Um, at the left of the photo behind the white jacket on the 3 ft tripod...   not over by the girl in the pink.   The light arty piece in the foreground would be nice to own too....


----------



## CQB (Aug 25, 2015)

It is truly amazing. The last time I went it was even better than I remembered & I didn't get through it all in a day. There's a lot of interactive things now and some amazing electronic learning aids. The Lancaster mock bombing raid was quite an eye opener.

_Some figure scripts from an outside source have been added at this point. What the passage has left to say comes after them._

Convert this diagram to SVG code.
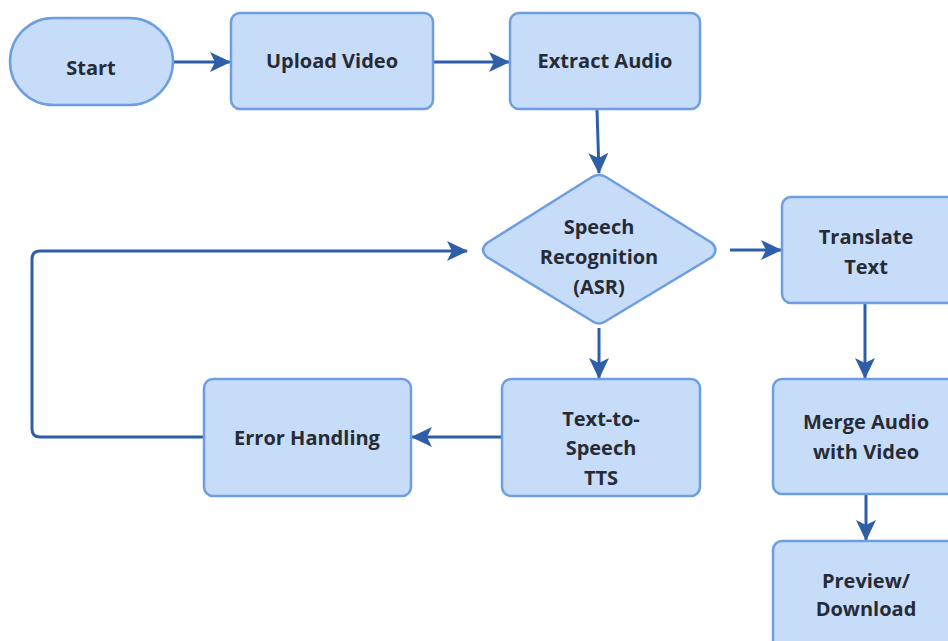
<svg xmlns="http://www.w3.org/2000/svg" width="948" height="641" viewBox="0 0 948 641">
<defs>
<style>
.n{fill:#c6dcf9;stroke:#6d9ee2;stroke-width:2.5}
.t{font-family:"Open Sans","Noto Sans","DejaVu Sans",sans-serif;font-weight:bold;font-size:20px;fill:#262b36;text-anchor:middle}
.c{fill:none;stroke:#2f5ea8;stroke-width:3;marker-end:url(#ah)}
</style>
<marker id="ah" viewBox="0 0 22 22" refX="20" refY="11" markerWidth="22" markerHeight="22" orient="auto" markerUnits="userSpaceOnUse">
<path d="M0,1 L21,11 L0,21 L5,11 Z" fill="#2f5ea8"/>
</marker>
</defs>
<g id="connectors">
<path class="c" d="M173,62 H230"/>
<path class="c" d="M433,62 H509"/>
<path class="c" d="M597,110 L599,173"/>
<path class="c" d="M730,250 H781"/>
<path class="c" d="M865,304 V378"/>
<path class="c" d="M866,495 V540"/>
<path class="c" d="M599,328 V378"/>
<path class="c" d="M502,437 H412"/>
<path class="c" d="M204,437 H40 Q32,437 32,429 V259 Q32,251 40,251 H467"/>
</g>
<g id="start">
<rect class="n" x="10" y="18" width="163" height="87" rx="43.5"/>
<text class="t" x="91" y="75">Start</text>
</g>
<g id="upload">
<rect class="n" x="231" y="13" width="202" height="96" rx="9"/>
<text class="t" x="332" y="68">Upload Video</text>
</g>
<g id="extract">
<rect class="n" x="510" y="13" width="190" height="96" rx="9"/>
<text class="t" x="605" y="68">Extract Audio</text>
</g>
<g id="asr">
<path class="n" d="M592,177 Q599,173 606,177 L712,243 Q719,250 712,257 L606,321 Q599,326 592,321 L487,257 Q479,250 487,243 Z"/>
<text class="t" x="599" y="234">Speech</text>
<text class="t" x="599" y="264">Recognition</text>
<text class="t" x="599" y="294">(ASR)</text>
</g>
<g id="translate">
<rect class="n" x="782" y="197" width="180" height="106" rx="9"/>
<text class="t" x="866" y="244">Translate</text>
<text class="t" x="866" y="274">Text</text>
</g>
<g id="merge">
<rect class="n" x="773" y="379" width="190" height="115" rx="9"/>
<text class="t" x="866" y="429">Merge Audio</text>
<text class="t" x="866" y="459">with Video</text>
</g>
<g id="preview">
<rect class="n" x="773" y="541" width="190" height="115" rx="9"/>
<text class="t" x="866" y="588">Preview/</text>
<text class="t" x="866" y="616">Download</text>
</g>
<g id="tts">
<rect class="n" x="502" y="379" width="198" height="117" rx="9"/>
<text class="t" x="601" y="426">Text-to-</text>
<text class="t" x="601" y="455">Speech</text>
<text class="t" x="601" y="485">TTS</text>
</g>
<g id="error">
<rect class="n" x="204" y="379" width="207" height="117" rx="9"/>
<text class="t" x="307" y="445">Error Handling</text>
</g>
</svg>
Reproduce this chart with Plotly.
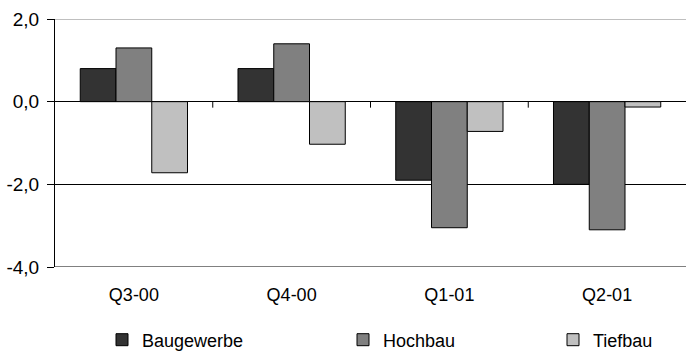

But it's the dioramas that still are incredible.


----------



## pardus (Aug 25, 2015)

x SF med said:


> Um, at the left of the photo behind the white jacket on the 3 ft tripod...   not over by the girl in the pink.   The light arty piece in the foreground would be nice to own too....



Yeah, that's a German Maxim MG08. The girl in pink is actually standing in front of a Vickers, which you can just see the nose of it sticking out below the Lewis gun. 
It appears like the weapons on the left are German and British on the right facing them, nice display.


----------



## digrar (Aug 25, 2015)

The Viet Nam display, with the big fans arcing up every 15 minutes to simulate a dust off is pretty spectacular. 

The Sandakan death march display is horrific.

And seeing a mates medals in the Afghanistan display was a bit rough.


----------



## Kraut783 (Aug 25, 2015)

some more...


----------



## digrar (Aug 25, 2015)

Brett's medals on the left, a bit of IED on the right of the image, the picture is of Lieutenant Marcus Sean Case.






The original Long Tan cross erected by 6RAR on their second tour. On loan to the AWM in 2013 from the Vietnamese. 











One of the mosaic tile art pieces in the tomb of the unknown soldier.


----------